IMAGE AND VIDEO UNDERSTANDING

The course aims at introducing the student to the principles, the algorithms and the main applications in the field of image and video understanding.

1. Knowledge and understanding
1.1. acquire the main models and algorithms of image and video understanding

2. Ability to apply knowledge and understanding
2.1. acquire the ability to apply the studied models to real problems
2.2. acquire the ability to critically assess the performance and the behavior of a model applied to a concrete problem

3. Judgement
3.1. ability to understand which characteristics of the various models of artificial intelligence are best suited to a given problem
3.2. ability to critically evaluate the theoretical characteristics of the proposed models

The student is expected to be familiar with the basic concepts of calculus, linear algebra and statistics. Knowledge of Python language, together with PyTorch, are recommended.

Neural Network Models Models:
- Artificial Neural Networks (training, tricks, optimizers)
- Convolutional Neural Networks
- Transformer Architectures
- Graph Neural Networks

Image Analysis:
- Classification
- Segmentation
- Object Detection

Video Understanding:
- Video Classification
- Video Object Segmentation
- Object Tracking

Human-Centered Computer Vision:
- Person detection
- Face detection
- Pose Estimation
- Person Re-Identification
- Trajectory Forecasting
- Action Recognition
- Group Detection

Explainability Techniques
- Image data
- Graph data

Generative AI:
- Auto Encoders & Variational Autoencoders
- GANS
- Diffusion Models
- Flow Matching

Multimodal Deep Learning
- Alignment techniques
- Image and text
- Open vocabulary object detection

Learning paradigms:
- Self-supervised learning
- Reinforcement learning

Foundation models

Advanced Topics (tentative):
- Vision for Robotics
- Active Learning
- Anomaly Detection
- Neural Implicit Representation
- Scene Understanding

- R. Szeliski, Computer Vision: Algorithms and Applications. Springer.

- D. Forsyth and J. Ponce. Computer Vision: A modern Approach. Pearson.

- I. Goodfellow, Y. Bengio and A. Courville. Deep Learning. MIT Press

The exam consists of an oral test (70% of the final mark) together with a discussion of a project (30% of the final mark) agreed upon with the teacher.

oral

The lecturer has a duty to ensure that the rules regarding the authenticity and originality of exam tests and papers are respected. Therefore, if there is suspicion of irregular conduct, an additional assessment may be conducted, which could differ from the original exam description.

A. Scores in the 18-22 range will be awarded in the presence of:
- Sufficient knowledge and ability to structure the project;
- Limited ability to justify implementation choices;
- Sufficient communication skills, especially in relation to the use of course-specific language.

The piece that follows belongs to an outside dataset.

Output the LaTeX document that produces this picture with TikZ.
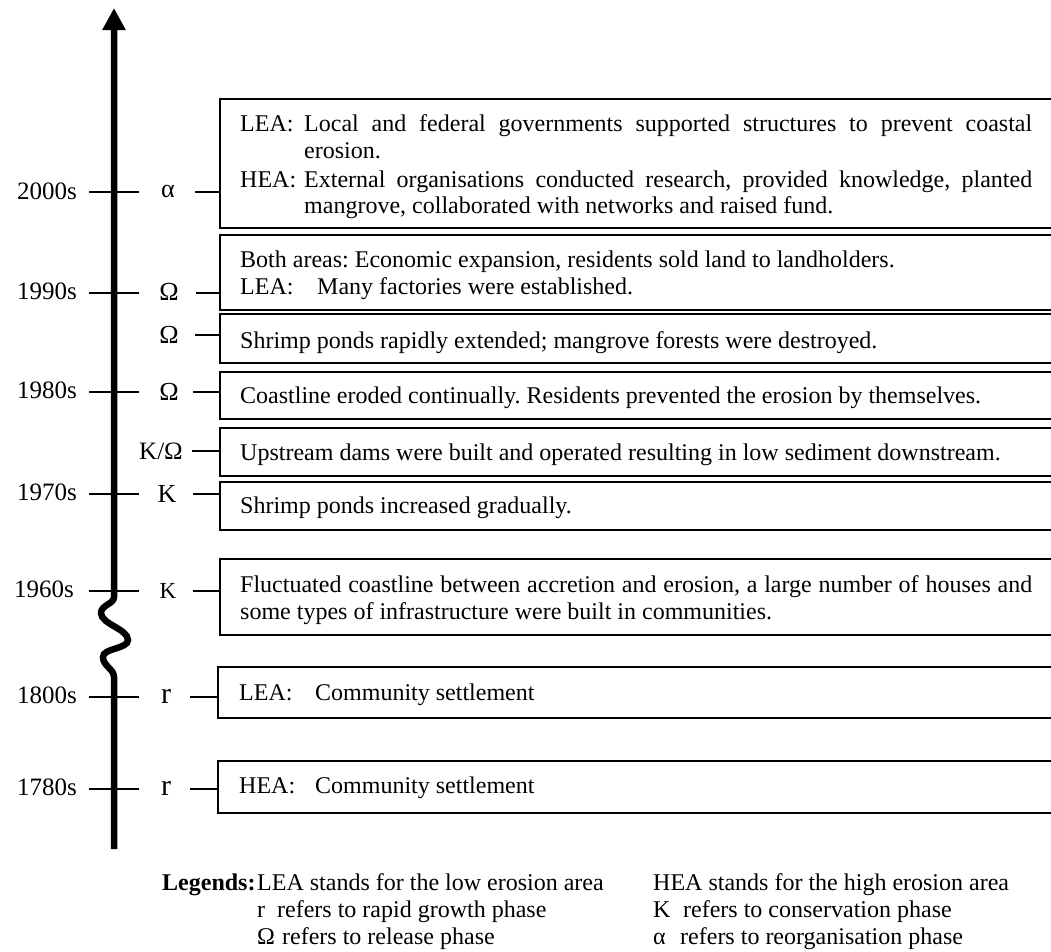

B. Scores in the 23-26 range will be awarded in the presence of:
- Fair knowledge and ability to structure the project;
- Fair ability to collect and/or interpret data, proposing effective implementation solutions;
- Fair communication skills, especially in relation to the use of course-specific language.

C. Scores in the 27-30 range will be awarded in the presence of:
- Good or excellent knowledge and ability to structure the project;
- Good or excellent ability to collect and/or interpret data, proposing innovative implementation solutions;
- Fully appropriate communication skills, especially in relation to the use of course-specific language.

D. Lode will be awarded in the presence of excellent knowledge and applied understanding of the program, judgment skills, and communication abilities.

Powerpoint presentations and chalk talk.

To favor an "active" appraoch to the study of the topics covered in the classes, students will be asked to develop a simple project which will be discussed during the oral examination.